Todays' focus is on comments made during a Westminster Hall debate in December about the oil refining sector. During the debate, Lee Anderson MP made some statements about coal use and extraction which we would like to address as part of this series.
In summary, Mr Anderson’s views in this debate appear to cling to the positives of the coal mining industry without accepting its negatives. These views do not accept contemporary scientific, economic or legal realities and do not consider either the worsening impacts of climate change if the world does not transition from coal, or the vast opportunities that a just transition offers society.
"I worked in the coal mines in Nottinghamshire and Derbyshire, and the whole industry was decimated by the Conservative Government at the time… What the Government did not realise at the time is that when they got rid of a coalmine—each coalmine had a football team, a rugby team, a cricket team, a community club, a miners’ welfare, a brass band and a bandstand in the local welfare grounds—it destroyed whole communities, and those communities will never come back. They will never be the same again."

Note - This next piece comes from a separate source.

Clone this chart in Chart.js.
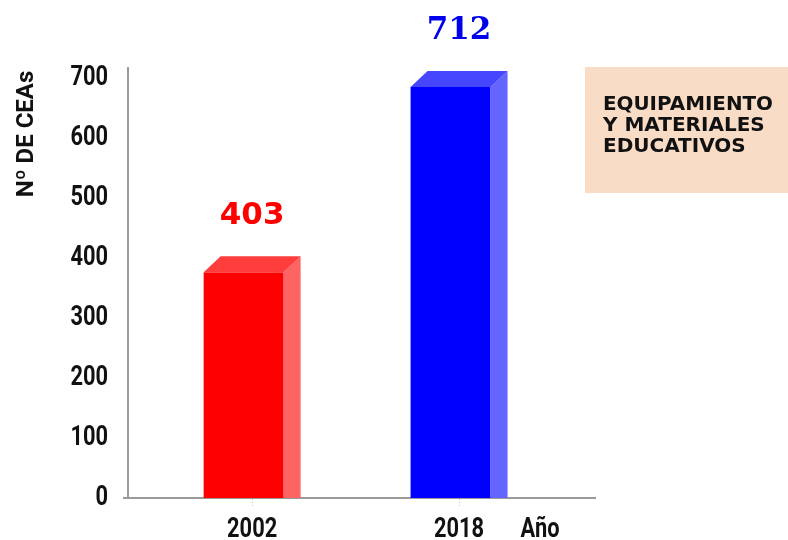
<!DOCTYPE html>
<html>
<head>
<meta charset="utf-8">
<script src="https://cdn.jsdelivr.net/npm/chart.js@4"></script>
<style>
  html, body { margin: 0; padding: 0; background: #fff; }
  #wrap { width: 788px; height: 540px; }
</style>
</head>
<body>
<div id="wrap"><canvas id="chart"></canvas></div>
<script>
const years = ["2002", "2018"];
const ceas = [403, 712];
const yTicks = [0, 100, 200, 300, 400, 500, 600, 700];
const yTitle = "Nº DE CEAs";
const xUnit = "Año";
const noteLines = ["EQUIPAMIENTO", "Y MATERIALES", "EDUCATIVOS"];

const axisGrey = "#9a9a9a";
const ink = "#111";
const tickFont = "bold 28px Roboto, sans-serif";
const squeeze = 0.78; // no condensed face installed, so squeeze the glyphs
const faces = [
  { front: "#ff0000", top: "#ff3d3d", side: "#ff6464", label: "#ff0000", font: "bold 31px 'DejaVu Sans', sans-serif" },
  { front: "#0000ff", top: "#4646ff", side: "#6464ff", label: "#0000ee", font: "bold 31px 'DejaVu Serif', serif" }
];

function narrowText(ctx, text, x, y, align) {
  ctx.save();
  ctx.translate(x, y);
  ctx.scale(squeeze, 1);
  ctx.textAlign = align;
  ctx.fillText(text, 0, 0);
  ctx.restore();
}

// 3D look: front face, lighter top and right side
const box3d = {
  id: "box3d",
  afterDatasetsDraw(chart) {
    const ctx = chart.ctx;
    const meta = chart.getDatasetMeta(0);
    const dx = 17, dy = 16, frontW = 80;
    meta.data.forEach((bar, i) => {
      const c = faces[i];
      const left = bar.x - 48.5;
      const right = left + frontW;
      const top = bar.y + dy;
      const base = bar.base;
      ctx.save();
      ctx.fillStyle = c.front;
      ctx.fillRect(left, top, frontW, base - top);
      ctx.fillStyle = c.side;
      ctx.beginPath();
      ctx.moveTo(right, top);
      ctx.lineTo(right + dx, bar.y);
      ctx.lineTo(right + dx, base);
      ctx.lineTo(right, base);
      ctx.closePath();
      ctx.fill();
      ctx.fillStyle = c.top;
      ctx.beginPath();
      ctx.moveTo(left, top);
      ctx.lineTo(left + dx, bar.y);
      ctx.lineTo(right + dx, bar.y);
      ctx.lineTo(right, top);
      ctx.closePath();
      ctx.fill();
      ctx.fillStyle = c.label;
      ctx.font = c.font;
      ctx.textAlign = "center";
      ctx.textBaseline = "middle";
      ctx.fillText(String(ceas[i]), bar.x, bar.y - 40);
      ctx.restore();
    });
  }
};

const labels = {
  id: "labels",
  afterDraw(chart) {
    const ctx = chart.ctx;
    const x = chart.scales.x;
    const y = chart.scales.y;
    const area = chart.chartArea;
    ctx.save();
    ctx.fillStyle = ink;
    ctx.font = tickFont;
    ctx.textBaseline = "middle";
    y.ticks.forEach((t) => narrowText(ctx, String(t.value), area.left - 20, y.getPixelForValue(t.value), "right"));
    x.ticks.forEach((t) => narrowText(ctx, years[t.value], x.getPixelForValue(t.value), 530, "center"));
    narrowText(ctx, xUnit, x.getPixelForValue(years.length - 1) + 81, 530, "center");

    // rotated axis title
    ctx.save();
    ctx.translate(27, 134);
    ctx.rotate(-Math.PI / 2);
    ctx.font = "bold 24px Roboto, sans-serif";
    ctx.textAlign = "center";
    ctx.fillText(yTitle, 0, 0, 127);
    ctx.restore();

    // short stub of the x axis left of the y axis
    ctx.strokeStyle = axisGrey;
    ctx.lineWidth = 2;
    ctx.beginPath();
    ctx.moveTo(area.left - 5, area.bottom);
    ctx.lineTo(area.left, area.bottom);
    ctx.stroke();

    // note box
    ctx.fillStyle = "#f9dcc6";
    ctx.fillRect(585, 67, 203, 126);
    ctx.fillStyle = ink;
    ctx.font = "bold 20px 'DejaVu Sans', sans-serif";
    ctx.textAlign = "left";
    noteLines.forEach((t, i) => ctx.fillText(t, 603, 105 + i * 21, 170));
    ctx.restore();
  }
};

new Chart(document.getElementById("chart"), {
  type: "bar",
  plugins: [box3d, labels],
  data: {
    datasets: [{
      data: ceas.map((v, i) => ({ x: i, y: v })),
      backgroundColor: "transparent",
      borderWidth: 0,
      barThickness: 97
    }]
  },
  options: {
    responsive: true,
    maintainAspectRatio: false,
    animation: false,
    layout: { padding: { top: 68, right: 193, bottom: 0, left: 0 } },
    plugins: { legend: { display: false }, tooltip: { enabled: false } },
    scales: {
      x: {
        type: "linear",
        offset: false,
        min: -0.6,
        max: 1.657,
        afterBuildTicks(scale) { scale.ticks = years.map((yr, i) => ({ value: i })); },
        afterFit(scale) { scale.height = 42; },
        border: { display: true, color: axisGrey, width: 2 },
        grid: { offset: false, drawOnChartArea: false, drawTicks: true, tickLength: 8, tickColor: "#c8c8c8", tickBorderDash: [1, 2] },
        ticks: { display: false }
      },
      y: {
        min: 0,
        max: 717,
        afterBuildTicks(scale) { scale.ticks = yTicks.map((v) => ({ value: v })); },
        afterFit(scale) { scale.width = 128; },
        border: { display: true, color: axisGrey, width: 2 },
        grid: { display: false },
        ticks: { display: false }
      }
    }
  }
});
</script>
</body>
</html>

We absolutely agree with Mr Anderson’s initial statement; the destruction of Britain’s coal communities in the 1980s was profound, lasting, and traumatic. The way the Thatcher Government closed the mines is now taught internationally as a case study in how not to transition from coal; a warning about what happens when governments shut down an industry without planning for new jobs, new skills, or new economic purpose.
This is why we are surprised that he now forgives Thatcher’s economic policies which directly led to the closure of the pits in such a destructive way. The 1980s mine closures were not inevitable, they were damaging political choices – choices which he now appears to support.
While we want to see the end of coal mining in the UK and elsewhere, we campaign for just transitions which benefit workers and communities. The answer is not to just reopen the pits, but to replace those jobs in industries which aide our transition to clean energy.
"It is all well and good saying to somebody, “It’s okay, you can make windmills or solar panels,” or, “We’ll retrain you in green energy,” but they do not want that. This lot do not understand that there are still men and women in this country who want to get up in the morning and go do a proper day’s graft. I have been one of those working men who gets up in the morning at 5 o’clock and goes and does a dirty, horrible, dangerous job. I know what it is like to come home, after doing a horrible shift on a horrible job. I know what the people in these communities feel like."
Communities deserve better than being told their only future is their past. Mr Anderson paints a picture of working‑class pride rooted in dangerous, exhausting labour. But why should workers be condemned to work in ‘dirty, horrible, dangerous jobs’? Pride does not require danger and we should expect more than that now that we have alternatives. Community does not require coal dust and dignity does not require repeating the mistakes of the 1980s.
He seems to suggest that the electricians, welders, engineers and other workers who are installing solar farms and wind turbines do not ‘do a proper day’s graft’. A real pro‑worker position would be to invest in tomorrow’s industries in former coal regions, guaranteeing secure well‑paid jobs for years to come which support community institutions directly AND protect workers from dangerous conditions.
The lesson of the 1980s is not that we should cling to coal. It is that when transitions are done badly, communities suffer—and when they are done well, communities thrive. Mr Anderson is right to honour the miners. But honouring them means fighting for the future of those communities, not chaining them to their past.
"I have heard colleagues talk about “net stupid zero” in the past. We think the targets should be scrapped; we are not against trying different sources of energy to fuel our nation. We are saying we should have a sensible transition. China has got it right: it is burning coal. China is opening coal mines and using coal-fired power stations."
Mr Anderson appears to be contradicting himself within two sentences. ‘We should have a sensible transition’ but ‘China has got it right: it is burning coal’. A ‘sensible’, or just, transition is not what happened in the 1980s, but reopening coal mines and coal power stations now, when the UK has already transitioned from them, would be counter intuitive.
Our view is that China should also be transitioning from coal use and extraction. But pointing to China’s coal use is a way of excusing inaction at home. The Chinese Government should do more to decrease coal use in China. Lee Anderson is a Member of the UK Parliament though and should be helping his community to benefit from the energy transition we are in the midst of.